St. Louis Rams rookie Michael Sam (96) runs a play during the first day of organizaed team activities at Rams Park in Earth City, Missouri on June 5, 2014. UPI/Bill Greenblatt By BILL GREENBLATT
ST. LOUIS (AP) — Gregg Williams kept saying how much fun he was having, how happy he was to be coaching in his home state, how great players have responded to his high-decibel leadership.
The 91-degree heat that pushed St. Louis Rams players Tuesday gave their new defensive coordinator even more reason to smile.
"You need this," Williams said. "We're going to wish for mild days like this once we get into August in the Midwest."
The 55-year-old Williams is well into his second stint with coach Jeff Fisher and he's been a vocal presence at workouts the last two weeks. Players, especially the rookies, don't want to get him riled.
"You need someone that is going to help you chase perfection, knowing that it will never be caught but in the process excellence will be achieved," said cornerback Lamarcus Joyner, a second-round pick from Florida State's national title team.
"You need people like that in the driver's seat."
Williams was much more subdued last season when he returned from a one-year suspension as a senior defensive assistant with the Titans. The job description with the Rams restores the voice.
Williams is his own man, announcing the day he was hired that practices would be different. Within the rules of course, he cultivates the image of outlier.
Reporters were told the rest of the coaching staff had to feel some relief when players arrived earlier this month and he'd move on to "stressing" someone else. He was sure outside linebacker Jo-Lonn Dunbar, who played for him at Tennessee, would assure newcomers that "I'm not as crazy as everybody thinks I am."
Offensive coordinator Brian Schottenheimer said Williams is "very creative" on play-calling out of fronts that look the same before the ball is snapped. But not a wild man, no.
"I don't think so," Schottenheimer said. "I think he's a great football coach."
Fisher wanted Williams back to put his stamp on a defense the franchise has stocked largely with first-round draft picks and high-dollar free agents. The Rams had one of the NFL's best pass rushes last year but fell short of expectations on defense overall.
"He's the main voice in the room," Fisher said. "You can see the change, you can see the energy. I've had to back him down just a little bit."
It's tougher to evaluate players when they're not wearing pads and not hitting.
"Pads are the great equalizer," middle linebacker James Laurinaitis said.
Williams has compensated by making them think on the fly and barking orders and admonishments from the sideline.

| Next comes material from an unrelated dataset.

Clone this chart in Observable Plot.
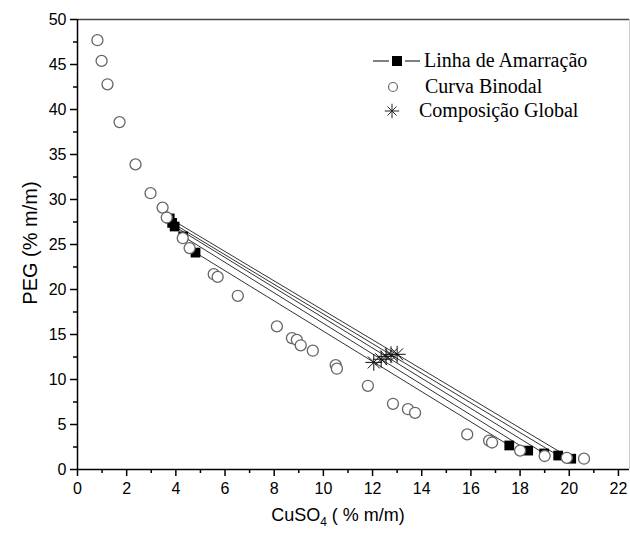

He believes a good practice should be "organized chaos," with wrinkles thrown in to keep everybody on their toes.
"We constantly are throwing things out at them that we don't even talk about in meetings," Williams said. "Everybody can con themselves through relaxed states of mind. But you can't fake stress, and that's what the games are."
Training camp isn't until late July, and Williams is already raring to go, ready to lead the Rams into it. Getting forced to the sidelines in 2012 remains a driving force.
"There's definitely a culture shock," Laurinaitis said. "He demands your all-out effort."
Williams arrived at Rams Park with a list of 101 things to do. With two OTAs remaining, he was proud to say every box had already been checked.
"This is fun. Last year was really good and this year will be really better," Williams said. "There's a lot to get caught up and the buck stops with me."